THURSTON MOORE, “By The Fire” (Daydream Library, 2020)

A un anno di distanza dal più che convincente “Spirit Counsel”, il chitarrista ex Sonic Youth ritorna con un album cupo e ambizioso, col quale, per l’ennesima volta, fa i conti con gli strascichi postmoderni e distopici della sua stratosferica ex band e continua, al tempo stesso, a cambiare e a nascondersi.

Anticipato dall’ottimo singolo “Hashish”, che apre il disco e ne è effettivamente il biglietto da visita, “By the Fire” assume sin dall’inizio i caratteri di una fuga mirata da qualcosa o qualcuno. I ritmi claustrofobici e densi non danno tregua a chi ascolta. A scarica di note chitarristiche oscure e fumose, che sembrano provenire da un incubo gotico, seguono trancianti e sferzanti curve rock sghembe, in pieno stile Sonic dei tempi migliori, quelli a cavallo della seconda metà degli Eighties e della prima dei Nineties. Accompagnato in alcune tracce dall’ex batterista dei Sonic Steve Shalley, Moore non abbandona mai quella cifra stilistica che l’ha reso il grande musicista e compositore che è.

Un abbecedario di suoni e visioni, mutuato, ovviamente, dalla sua storica band, avvolgono così “By the Fire”, un progetto non rivoluzionario ma in molti passi rivelatore, sempre appassionante, appassionato e avvolgente, una sorta di falò primitivo e sfrigolante che si autoalimenta nel fuoco dei sogni e dei desideri perduti. Un sentimento archetipico composto di fughe e ritorni si palesa in ogni brano dell’album, che è un disco sfilacciato e ramingo come forse è anche Moore. Siamo di fronte a un’opera discontinua, forse persino troppo lunga (più di un’ora e venti) ma, proprio per questa sua bulimia, omnicomprensiva e coerentemente incostante per volere del suo stesso creatore.

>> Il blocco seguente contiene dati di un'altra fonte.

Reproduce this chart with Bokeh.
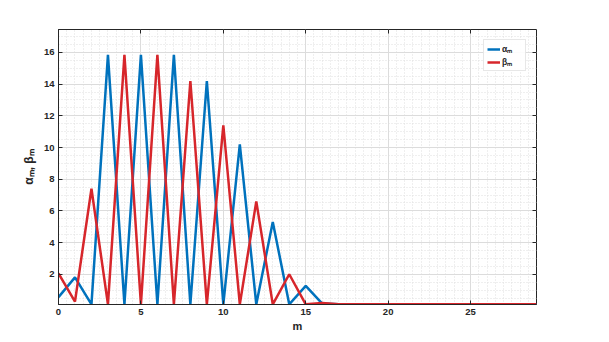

Nel catalogo di Moore la sperimentazione è centrale. Delle cavalcate infernali à la “Daydream Nation” sopravvivono sempre residui in ogni suo album solista, mai troppo evidenti ma viscerali e incendiari, mai fini a sé stessi, mai puro revival, sempre parte integrante del suono e della filosofia dell’artista. “By the Fire” è “solo” il suo settimo album, ma è in qualche modo una summa delle tante idee che hanno forgiato il suo stile. Alcune canzoni sono veri e propri viaggi cosmici, ambiziosi e incalzanti. La spirituale e lunghissima “Siren” e la spaziale “Venus”, per esempio, flirtano da subito con chi ascolta e lo portano in una terra sconosciuta e fiabesca. Anche i momenti più concreti e terreni, come “Locomotives” e la arcigna e minacciosa “Cantaloupe”, non lasciano spazio a distrazioni o a passaggi a vuoto. Pure i brani più tradizionali, come “Dreamers Work” e “They Believe in Love (When They Look at You)”, assumono una natura rilevante nell’economia dell’opera, risultando riusciti e incisivi. Registrato a North London, sua casa da ormai molti anni, “By the Fire” lascia la partita aperta. È un altro passo avanti nel mistero che è Moore.

Le influenze sono tante e si rincorrono nervosamente in un’atmosfera spesso buia e sinistra. Lo sferzante rock ‘70s dei Television si avvicina agli andamenti poetici di Patti Smith, le discese agli inferi in pieno stile Can si susseguono alle visioni acide dei primi Pink Floyd. Evocare spiriti da un oltretomba concreto pare sia lo scopo di quasi tutti i brani. I pezzi più lunghi e accecanti, come la monumentale “Breath”, vivono di momenti, passaggi improvvisi, istinti malcelati e graffianti. Così il disco, nel suo procedere fino alla interminabile “Venus”, si dipana di fronte ai nostri occhi come un tappeto che si mimetizza con la pavimentazione, mescolando le classiche tendenze mooriane a qualche novità inaspettata. Moore ha parlato di “canzoni pubblicate per un mondo in fiamme”. Che siano le fiamme di “On Fire” dei Galaxy 500, lo straordinario disco dal quale Moore ha scelto un brano da reinterpretare, pubblicato qualche giorno fa su YouTube? Non ci è dato sapere se vi sia un riferimento, ma ciò che “By the Fire” descrive è certamente un incendio.